Secretary for Industry, Trade and Tourism Dr Ken Ndala said in a statement the Presidential directive aims to protect farmers from below the recommended price.
The measure comes into effect immediately.
“The government is urging general publc and all Nandolo farmers to sell at nearest Admarc Market depot and refrain from selling the crop to unscrupulous traders buying below the government’s recommended price,” said Ndala.
The PS said government is committed to continue supporting pigeon pea farmers to boost their income and general welfare.
“Government will also continue to support the growing of Nandolo to enhance the national diversification agenda,” he said.
Local subsistence farmers sell their pigeon peas to Asian traders in Limbe and Lilongwe who in turn export to South Africa and Tanzania where the legume is either re-traded with Europe and Asia for production of animal feed, spiced snacks and fertilizers.
Asian merchants are notorious for distorting the local market value of pigeon peas as they source it through intermediaries who buy from growers in bulk at a lower price.

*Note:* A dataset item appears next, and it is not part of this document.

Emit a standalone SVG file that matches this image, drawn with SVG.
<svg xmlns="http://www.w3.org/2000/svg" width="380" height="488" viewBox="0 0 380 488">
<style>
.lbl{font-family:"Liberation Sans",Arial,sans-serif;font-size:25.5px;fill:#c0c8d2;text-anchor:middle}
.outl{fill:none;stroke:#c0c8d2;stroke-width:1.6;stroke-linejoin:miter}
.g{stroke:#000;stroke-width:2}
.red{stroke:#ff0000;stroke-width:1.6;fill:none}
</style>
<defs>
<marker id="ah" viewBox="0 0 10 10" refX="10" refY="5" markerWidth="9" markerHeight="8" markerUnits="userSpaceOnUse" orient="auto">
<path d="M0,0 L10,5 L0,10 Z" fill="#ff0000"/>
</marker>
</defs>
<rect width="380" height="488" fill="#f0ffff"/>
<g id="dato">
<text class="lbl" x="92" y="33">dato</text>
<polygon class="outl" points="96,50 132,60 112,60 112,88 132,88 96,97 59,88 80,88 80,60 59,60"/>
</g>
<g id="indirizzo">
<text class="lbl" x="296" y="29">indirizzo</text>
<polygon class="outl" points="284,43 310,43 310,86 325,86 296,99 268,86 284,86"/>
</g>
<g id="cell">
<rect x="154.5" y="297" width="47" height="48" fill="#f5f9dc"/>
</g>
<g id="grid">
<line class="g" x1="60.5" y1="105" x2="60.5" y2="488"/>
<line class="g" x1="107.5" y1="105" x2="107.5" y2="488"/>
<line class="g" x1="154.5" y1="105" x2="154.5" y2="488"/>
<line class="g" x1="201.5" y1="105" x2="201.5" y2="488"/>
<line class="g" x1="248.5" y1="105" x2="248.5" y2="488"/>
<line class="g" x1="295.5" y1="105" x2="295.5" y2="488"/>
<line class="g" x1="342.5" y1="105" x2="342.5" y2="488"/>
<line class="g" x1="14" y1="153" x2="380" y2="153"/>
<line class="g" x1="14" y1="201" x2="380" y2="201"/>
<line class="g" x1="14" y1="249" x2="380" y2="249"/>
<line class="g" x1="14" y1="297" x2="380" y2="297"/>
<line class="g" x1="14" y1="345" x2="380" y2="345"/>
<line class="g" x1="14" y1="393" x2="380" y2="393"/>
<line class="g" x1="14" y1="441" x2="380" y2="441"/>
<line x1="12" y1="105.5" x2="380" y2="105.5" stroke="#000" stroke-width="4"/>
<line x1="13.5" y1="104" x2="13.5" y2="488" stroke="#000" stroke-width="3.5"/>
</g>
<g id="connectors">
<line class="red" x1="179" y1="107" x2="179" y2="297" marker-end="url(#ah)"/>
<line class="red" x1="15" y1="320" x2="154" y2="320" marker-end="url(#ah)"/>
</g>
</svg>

This is the first time for the president to intervene on farm gate price of a grain commodity that is not essential to both food security and export revenue strengthening measures of government. India is the world’s major producer of the peas. Malawi’s major export commodity is tobacco, while maize is her staple grain.
Production and marketing of tobacco and maize have a huge impact on Malawi economy as they dictate inflation and foreign exchange flows to the land-locked country.